Saturday, October 30, 2004

Title: My Summer Of Love


Cast: Natalie Press, Emily Blunt, Paddy Considine


Director: Pawel Pawlikowsky



Mona lives in a pub, comes across as a bit thick, gets fucked by older men in the back of a car. Tamsin has been suspended from boarding school, lives in the manor house, talks in the most pretentious terms about Nietzsche and Piaf. These are the sorts of impressions we get from these two girls as they meet on the Yorkshire moors. Both at a loose end they form a strange and seductive relationship, one of those slow burning and headily dangerous relationships. Which to a degree defines the idea “my summer of love”. But things aren’t as simple as that – with Mona’s brother Phil complicating matters – driving Mona into the arms of Tamsin and then not being very happy about the results. Phil is just out of prison and has disposed of all the alcohol in pursuit of his born again values – throwing his doors open to the Christian community, and erecting a colossal cross above the valley to drive out evil!

My Summer Of Love is the second feature by the director Pawel Pawlikowsky, his previous Last Resort having been covered here recently. The last time Paddy Considine was mentioned here was in relation to the Shane Meadow’s film Dead Man’s Shoes, which was a repeat collaboration between the two – as is this, with Considine having a similarly key role in Last Resort. My Summer Of Love is probably not that much longer than Last Resort, but it feels like more of a feature film than Last Resort did. Giving more of a chance to wallow in the characters and the sense of space and environment that Pawlikowsky creates with My Summer Of Love. For me, there is a certain comparison to Lynn Ramsey’s adaptation of Morvern Callar, particularly with how the part of Mona seems to be something of a parallel to Morvern.

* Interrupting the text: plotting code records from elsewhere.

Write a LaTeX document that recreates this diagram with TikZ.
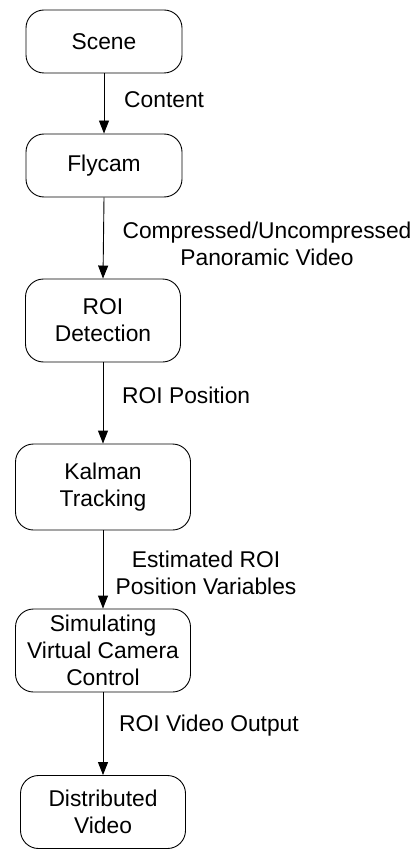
\documentclass[tikz,border=0pt]{standalone}
\usepackage{fontspec}
\setmainfont{Liberation Sans}
\usetikzlibrary{arrows.meta}
\begin{document}
\begin{tikzpicture}[x=1pt,y=-1pt,
  box/.style={draw,rounded corners=18pt,line width=0.9pt,align=center,inner sep=0pt,
    font=\fontsize{22.8}{27}\selectfont},
  lbl/.style={inner sep=0pt,align=center,font=\fontsize{22.8}{27}\selectfont},
  flow/.style={line width=0.9pt,-{Triangle[length=13pt,width=10pt]}}]
\useasboundingbox (0,0) rectangle (419,850);
\node[box,minimum width=156pt,minimum height=63pt] (scene) at (104,41.5) {Scene};
\node[box,minimum width=156pt,minimum height=63pt] (fly) at (104,165.5) {Flycam};
\node[box,minimum width=155pt,minimum height=83pt] (roi) at (103,320.5) {ROI\\Detection};
\node[box,minimum width=175pt,minimum height=86pt] (kal) at (103,487) {Kalman\\Tracking};
\node[box,minimum width=175pt,minimum height=83pt] (sim) at (103,650.5) {Simulating\\Virtual Camera\\Control};
\node[box,minimum width=165pt,minimum height=73pt] (dist) at (103,812) {Distributed\\Video};
\draw[flow] (scene.south) -- (fly.north);
\draw[flow] (fly.south) -- (roi.north);
\draw[flow] (roi.south) -- (kal.north);
\draw[flow] (kal.south) -- (sim.north);
\draw[flow] (sim.south) -- (dist.north);
\node[lbl,anchor=west] (l1) at (124,100) {Content};
\node[lbl] (l2) at (267,244) {Compressed/Uncompressed\\Panoramic Video};
\node[lbl,anchor=west] (l3) at (122,395) {ROI Position};
\node[lbl] (l4) at (206,573) {Estimated ROI\\Position Variables};
\node[lbl,anchor=west] (l5) at (119,726) {ROI Video Output};
\end{tikzpicture}
\end{document}
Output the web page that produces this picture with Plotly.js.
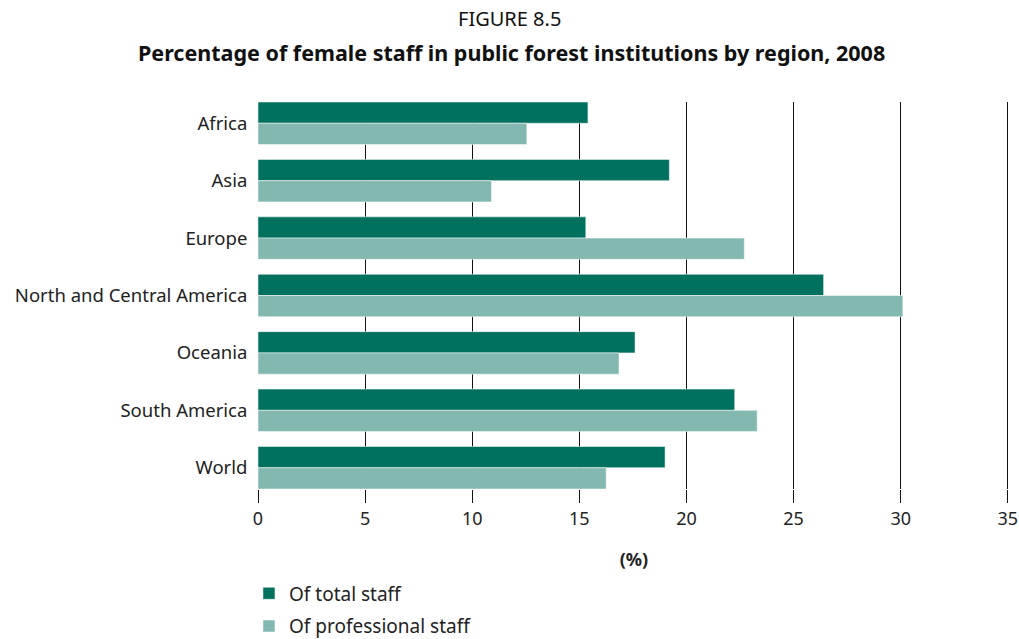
<!DOCTYPE html>
<html>
<head>
<meta charset="utf-8">
<script src="https://cdn.plot.ly/plotly-3.0.1.min.js"></script>
<style>html,body{margin:0;padding:0;background:#fff;}#chart{width:1019px;height:639px;}</style>
</head>
<body>
<div id="chart"></div>
<script>
const regions = ["Africa", "Asia", "Europe", "North and Central America", "Oceania", "South America", "World"];
const totalStaff = [15.4, 19.2, 15.3, 26.4, 17.6, 22.25, 19.0];
const professionalStaff = [12.55, 10.9, 22.7, 30.1, 16.85, 23.3, 16.25];
const xTicks = [0, 5, 10, 15, 20, 25, 30, 35];

const FONT = "Noto Sans, Open Sans, sans-serif";

const traces = [
  {
    type: "bar", orientation: "h", name: "Of total staff",
    y: regions, x: totalStaff, legendgroup: "a",
    marker: {color: "#00715f", line: {color: "rgba(255,255,255,0.5)", width: 1}},
    hoverinfo: "x+y"
  },
  {
    type: "bar", orientation: "h", name: "Of professional staff",
    y: regions, x: professionalStaff, legendgroup: "b",
    marker: {color: "#83b8b0", line: {color: "rgba(255,255,255,0.5)", width: 1}},
    hoverinfo: "x+y"
  }
];

const layout = {
  width: 1019, height: 639,
  margin: {l: 258, r: 9, t: 102, b: 150, autoexpand: false},
  paper_bgcolor: "#fff", plot_bgcolor: "#fff",
  font: {family: FONT, size: 18, color: "#222"},
  barmode: "group",
  bargap: 0.26,
  bargroupgap: 0,
  xaxis: {
    automargin: false,
    range: [0, 35.1], tickvals: xTicks, ticktext: xTicks.map(String),
    ticklabeloverflow: "allow",
    showgrid: true, gridcolor: "#111", gridwidth: 1,
    zeroline: false, showline: false,
    ticks: "outside", ticklen: 13, tickcolor: "#111", tickwidth: 1,
    tickfont: {family: FONT, size: 18, color: "#222"},
    title: {text: "<b>(%)</b>", font: {family: FONT, size: 18, color: "#222"}, standoff: 24}
  },
  yaxis: {
    automargin: false,
    type: "category",
    range: [6.37, -0.37],
    showgrid: false, zeroline: false, showline: false,
    ticks: "", ticklen: 0,
    tickfont: {family: FONT, size: 18.5, color: "#222"},
    ticksuffix: "  "
  },
  showlegend: true,
  legend: {
    xref: "paper", yref: "container",
    x: -0.012, xanchor: "left", y: 0.101, yanchor: "top",
    orientation: "v", tracegroupgap: 5,
    font: {family: FONT, size: 19, color: "#222"},
    bgcolor: "rgba(0,0,0,0)"
  },
  annotations: [
    {xref: "paper", yref: "paper", x: (509.5 - 258) / 752, y: 1, yshift: 84,
     text: "FIGURE 8.5", showarrow: false, xanchor: "center", yanchor: "middle",
     font: {family: FONT, size: 20, color: "#111"}},
    {xref: "paper", yref: "paper", x: (511 - 258) / 752, y: 1, yshift: 50,
     text: "<b>Percentage of female staff in public forest institutions by region, 2008</b>",
     showarrow: false, xanchor: "center", yanchor: "middle",
     font: {family: FONT, size: 21.5, color: "#111"}}
  ]
};

Plotly.newPlot("chart", traces, layout, {displayModeBar: false, staticPlot: true});
</script>
</body>
</html>
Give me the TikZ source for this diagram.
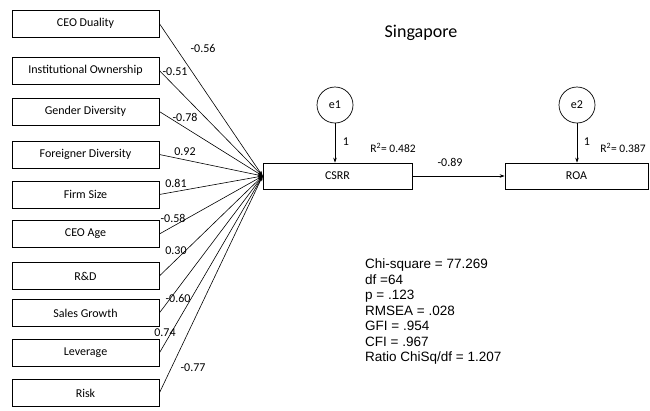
\documentclass[tikz,border=0pt]{standalone}
\usepackage{fontspec}
\setmainfont{Carlito}
\newfontfamily\arialf{Liberation Sans}
\usetikzlibrary{arrows.meta}
\begin{document}
\begin{tikzpicture}[x=1pt,y=-1pt,
 varbox/.style={draw, line width=0.7pt, minimum width=147pt, minimum height=27pt, inner sep=0pt, font=\fontsize{12}{14}\selectfont},
 errc/.style={draw, circle, minimum size=36pt, inner sep=0pt, line width=0.7pt, font=\fontsize{12}{14}\selectfont},
 coef/.style={font=\fontsize{12}{14}\selectfont, inner sep=0pt},
 regpath/.style={line width=0.6pt, -{Stealth[length=5pt,width=3.5pt]}}
]
\useasboundingbox (0,0) rectangle (650,410);
\node[font=\fontsize{18}{21}\selectfont] (title) at (421,33) {Singapore};

\node[varbox] (v1) at (85.5,23.5) {CEO Duality};
\node[varbox] (v2) at (85.5,70.5) {Institutional Ownership};
\node[varbox] (v3) at (85.5,111.5) {Gender Diversity};
\node[varbox] (v4) at (85.5,154.5) {Foreigner Diversity};
\node[varbox] (v5) at (85.5,194.5) {Firm Size};
\node[varbox] (v6) at (85.5,234) {CEO Age};
\node[varbox] (v7) at (85.5,276) {R\&D};
\node[varbox] (v8) at (85.5,313) {Sales Growth};
\node[varbox] (v9) at (85.5,353) {Leverage};
\node[varbox] (v10) at (85.5,393) {Risk};

\node[varbox, minimum width=149pt, minimum height=26pt] (csrr) at (337.5,176) {CSRR};
\node[varbox, minimum width=143pt, minimum height=26pt] (roa) at (576.5,176) {ROA};

\node[errc] (e1) at (335,105) {e1};
\node[errc] (e2) at (577,105) {e2};

\foreach \i in {1,...,10} {\draw[regpath] (v\i.east) -- (csrr.west);}

\draw[regpath] (e1.south) -- (e1.south |- csrr.north);
\draw[regpath] (e2.south) -- (e2.south |- roa.north);
\draw[regpath] (csrr.east) -- (roa.west);

\node[coef] (c1) at (203,48) {-0.56};
\node[coef] (c2) at (175,72) {-0.51};
\node[coef] (c3) at (185,117) {-0.78};
\node[coef] (c4) at (185,152) {0.92};
\node[coef] (c5) at (176,183) {0.81};
\node[coef] (c6) at (173,218) {-0.58};
\node[coef] (c7) at (176,251) {0.30};
\node[coef] (c8) at (178,298) {-0.60};
\node[coef] (c9) at (165,333) {0.74};
\node[coef] (c10) at (193,368) {-0.77};

\node[coef] (one1) at (346,142) {1};
\node[coef] (one2) at (587,142) {1};
\node[coef, font=\fontsize{11.5}{13}\selectfont] (r1) at (393,148) {R\textsuperscript{2}= 0.482};
\node[coef, font=\fontsize{11.5}{13}\selectfont] (r2) at (623,148) {R\textsuperscript{2}= 0.387};
\node[coef] (c11) at (450,162) {-0.89};

\node[anchor=north west, align=left, inner sep=0pt, font=\arialf\fontsize{13.5}{15.5}\selectfont] (stats) at (365,259) {Chi-square = 77.269\\df =64\\p = .123\\RMSEA = .028\\GFI = .954\\CFI = .967\\Ratio ChiSq/df = 1.207};
\end{tikzpicture}
\end{document}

Natalie Press (Mona) and Emily Blunt (Tamsin) make their film debuts with this work, and both really seem to bring their characters live – making the extreme and real differences between the two evident from their first meeting.

My Summer Of Love has a certain light-heartedness and at times a certain ironic humour – particularly at the points where Mona proves that she is actually pretty aware – with a definite undercurrent of darkness and threat entwined around the film’s core.